En Cúcuta la paz es un cuento de terror

Christian Rodríguez
10 de enero de 2019 - 06:34 p. m.

Después del aterrizaje turbulento gracias a los vientos que del lago Maracaibo caen en Cúcuta, nos dispusimos a salir del aeropuerto inconcluso y aun en obras desde la eternidad. Un taxista con apariencia de hombre muerto, cadavérico y flaco, nos ofreció su carro, un Dodge Dart modelo 72, color negro y amarillo, y como perdidos en el tiempo nos adentramos en la ciudad.

A “la ciudad sin nombre” (como se llama un cuento famoso de Lovecraft) llegamos entre puteadas del taxista contra los venezolanos que, atestados en los semáforos y las calles como si fuesen zombis se arrimaban a nuestra ventana a pedir una moneda, a uno de ellos, el que acababa de lanzar fuego por la boca, le alumbraron los ojos rojos y juré que le había visto en otra vida.

Próximos al lugar de nuestra morada, pude contar más de diez vallas publicitarias de algunos seres reptilianos que se han tragado la ciudad, uno de apellido Rojas (alcalde), holograma del verdadero ser oscuro que gobierna desde una mazmorra llamada la Picota (Ramiro). El taxista de voz meliflua interrumpió mi abstracción, cuando por alguna razón sostenía que aunque pobre, "con Duque y la ayuda de Dios bendito" la ciudad progresaría. Me sorprendió su ánimo de ultratumba.

Llegados a nuestro hospedaje, los vientos fieros parecían gritar. Sonidos guturales arropaban las calles vacías. Era sábado y los habitantes suelen estar en las tres o cuatro discotecas de la ciudad, o cuando menos en los tres o cuatro restaurantes de prestigio. Camionetas de alta gama con vidrios oscuros, edificios vacíos y una luna gigante como un queso nos dieron la bienvenida.

-Bienvenidos –dijo el portero del edificio. Un hombre joven de uniforme azul desteñido con un radio en la mano. Era mueco y al sonreír solo se veían sus caninos.

-¡Son colmillos!, pensé.

Al cabo de un rato y después de darme un baño pasó lo peor.

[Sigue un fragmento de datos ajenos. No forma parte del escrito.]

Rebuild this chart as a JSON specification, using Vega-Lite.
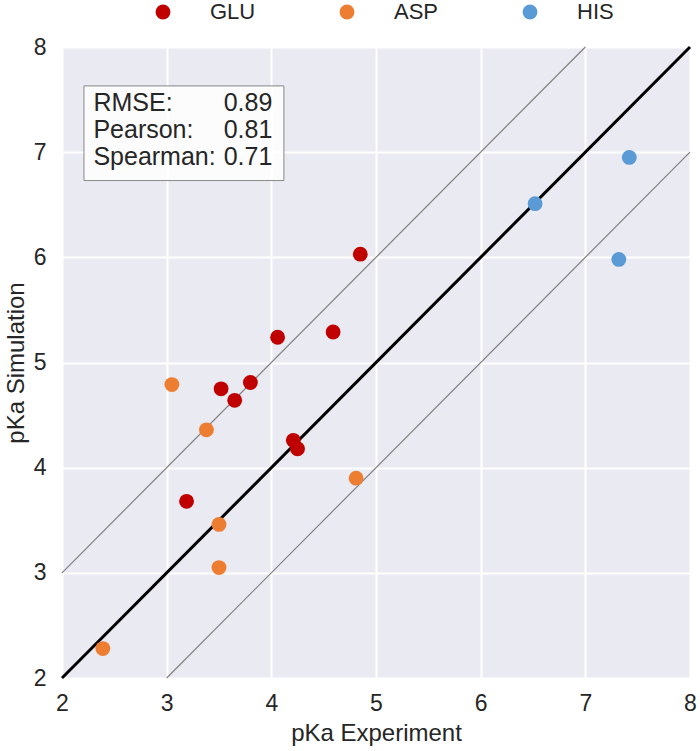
{
  "$schema": "https://vega.github.io/schema/vega-lite/v6.json",
  "autosize": "none",
  "width": 628,
  "height": 631,
  "padding": {"left": 62, "top": 47, "right": 10, "bottom": 73},
  "background": "white",
  "config": {
    "font": "Liberation Sans",
    "view": {"fill": "#EAEAF2", "stroke": null},
    "axis": {
      "domain": false,
      "ticks": false,
      "grid": true,
      "gridColor": "white",
      "gridWidth": 2,
      "labelFontSize": 23,
      "labelColor": "#262626",
      "labelFlush": false,
      "titleFontSize": 24,
      "titleColor": "#262626",
      "titleFontWeight": "normal",
      "format": "d"
    }
  },
  "datasets": {
    "points": [
      {"exp": 4.85, "sim": 6.03, "residue": "GLU"},
      {"exp": 4.59, "sim": 5.29, "residue": "GLU"},
      {"exp": 4.06, "sim": 5.24, "residue": "GLU"},
      {"exp": 3.80, "sim": 4.81, "residue": "GLU"},
      {"exp": 3.52, "sim": 4.75, "residue": "GLU"},
      {"exp": 3.65, "sim": 4.64, "residue": "GLU"},
      {"exp": 4.21, "sim": 4.26, "residue": "GLU"},
      {"exp": 4.25, "sim": 4.18, "residue": "GLU"},
      {"exp": 3.19, "sim": 3.68, "residue": "GLU"},
      {"exp": 3.05, "sim": 4.79, "residue": "ASP"},
      {"exp": 3.38, "sim": 4.36, "residue": "ASP"},
      {"exp": 4.81, "sim": 3.90, "residue": "ASP"},
      {"exp": 3.50, "sim": 3.46, "residue": "ASP"},
      {"exp": 3.50, "sim": 3.05, "residue": "ASP"},
      {"exp": 2.39, "sim": 2.28, "residue": "ASP"},
      {"exp": 6.52, "sim": 6.51, "residue": "HIS"},
      {"exp": 7.42, "sim": 6.95, "residue": "HIS"},
      {"exp": 7.32, "sim": 5.98, "residue": "HIS"}
    ],
    "lines": [
      {"x": 2, "y": 2, "x2": 8, "y2": 8, "kind": "identity"},
      {"x": 2, "y": 3, "x2": 7, "y2": 8, "kind": "upper"},
      {"x": 3, "y": 2, "x2": 8, "y2": 7, "kind": "lower"}
    ],
    "stats": [
      {"label": "RMSE:", "value": "0.89", "row": 7.468},
      {"label": "Pearson:", "value": "0.81", "row": 7.211},
      {"label": "Spearman:", "value": "0.71", "row": 6.954}
    ],
    "box": [
      {"x": 2.21, "x2": 4.12, "y": 7.63, "y2": 6.73}
    ]
  },
  "layer": [
    {
      "data": {"name": "lines"},
      "transform": [{"filter": "datum.kind !== 'identity'"}],
      "mark": {"type": "rule", "color": "#808080", "strokeWidth": 1.2},
      "encoding": {
        "x": {"field": "x", "type": "quantitative", "scale": {"domain": [2, 8]}},
        "y": {"field": "y", "type": "quantitative", "scale": {"domain": [2, 8]}},
        "x2": {"field": "x2"},
        "y2": {"field": "y2"}
      }
    },
    {
      "data": {"name": "lines"},
      "transform": [{"filter": "datum.kind === 'identity'"}],
      "mark": {"type": "rule", "color": "black", "strokeWidth": 3},
      "encoding": {
        "x": {"field": "x", "type": "quantitative"},
        "y": {"field": "y", "type": "quantitative"},
        "x2": {"field": "x2"},
        "y2": {"field": "y2"}
      }
    },
    {
      "data": {"name": "points"},
      "mark": {"type": "point", "filled": true, "opacity": 1, "size": 220, "shape": "circle"},
      "encoding": {
        "x": {
          "field": "exp", "type": "quantitative", "title": "pKa Experiment",
          "scale": {"domain": [2, 8], "nice": false, "zero": false},
          "axis": {"values": [2, 3, 4, 5, 6, 7, 8], "labelPadding": 14, "titlePadding": 6}
        },
        "y": {
          "field": "sim", "type": "quantitative", "title": "pKa Simulation",
          "scale": {"domain": [2, 8], "nice": false, "zero": false},
          "axis": {"values": [2, 3, 4, 5, 6, 7, 8], "labelPadding": 16, "titlePadding": 5}
        },
        "color": {
          "field": "residue", "type": "nominal",
          "scale": {"domain": ["GLU", "ASP", "HIS"], "range": ["#C00000", "#ED7D31", "#5B9BD5"]},
          "legend": {
            "title": null,
            "orient": "none",
            "direction": "horizontal",
            "legendX": 90,
            "legendY": -46,
            "symbolType": "circle",
            "symbolSize": 220,
            "symbolOpacity": 1,
            "labelFontSize": 22,
            "labelColor": "#262626",
            "labelOffset": 36,
            "columnPadding": 80
          }
        }
      }
    },
    {
      "data": {"name": "box"},
      "mark": {"type": "rect", "fill": "white", "fillOpacity": 0.85, "stroke": "#888888", "strokeWidth": 1},
      "encoding": {
        "x": {"field": "x", "type": "quantitative"},
        "x2": {"field": "x2"},
        "y": {"field": "y", "type": "quantitative"},
        "y2": {"field": "y2"}
      }
    },
    {
      "data": {"name": "stats"},
      "mark": {"type": "text", "align": "left", "baseline": "middle", "fontSize": 25, "color": "#262626"},
      "encoding": {
        "x": {"datum": 2.3, "type": "quantitative"},
        "y": {"field": "row", "type": "quantitative"},
        "text": {"field": "label"}
      }
    },
    {
      "data": {"name": "stats"},
      "mark": {"type": "text", "align": "right", "baseline": "middle", "fontSize": 25, "color": "#262626"},
      "encoding": {
        "x": {"datum": 4.01, "type": "quantitative"},
        "y": {"field": "row", "type": "quantitative"},
        "text": {"field": "value"}
      }
    }
  ]
}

Un amigo, líder social víctima del paramilitarismo, confesó que hombres armados sin rostro patrullan la ciudad (como en los peores tiempos), que las riquezas del Catatumbo son saqueadas por ejércitos que juraron liberar a los pobres. Ambos grupos, de siglas ELN y EPL, son los nuevos dueños de la minería ilegal que entra a Cúcuta diariamente por toneladas y en cuyo negocio están involucrados políticos y algunas familias reconocidas. También dijo, como si fuera un oráculo del horror, que hombres, niños y mujeres pasan corriendo el puente Simón Bolívar de Venezuela a Colombia, y que sus lamentos ensordecen a los habitantes de la ciudad, que hay noches en que sus alaridos no dejan dormir.

-¡Pero hay algo más! –dijo con los ojos desorbitados.

El capataz Ramiro Suarez y su combo (la actual alcaldía), que no han permitido que la FARC ponga su sede política (recuerda que acá fue donde casi asesinan a Petro y donde más votos sacó Duque, dijo mi amigo), ya tiene candidata para las próximas elecciones, y que con ésta, el gamonal desea perpetuarse en el poder como una estatua de piedra.

-¿Y los edificios vacíos? –pregunté

-Ah, los edificios vacíos son del lavado de activos aunque también es la morada donde viven las ánimas en pena. Es decir, los muertos por el narcotráfico. Dicen que a veces las luces de uno u otro apartamento se encienden solas. O que en las casas gigantes que se ven en algunos barrios, también construcciones del narcotráfico (en una de estas funciona la secretaria de víctimas) se escuchan voces, gritos como si los fantasmas pidieran justicia (explicó mi amigo).

-Hay que hablar bajito, nada de política y no dar mucha boleta, compadre ¿me entiende? –dijo guiñando un ojo.

Un hombre moreno nos observaba con especial cuidado desde la otra mesa. En el restaurante de paisas, a donde fuimos a cenar, éramos atendidos por mujeres que parecían muñecas de plástico programadas por alguna computadora, recordé al taxista y al portero mueco de mi edificio. Cancelamos y en medio de la brisa decidimos regresar al apartamento. Tres disparos sonaron en la lejanía y dos hombres sucios salieron debajo de un puente del malecón con algo entre sus manos. Apuramos el paso.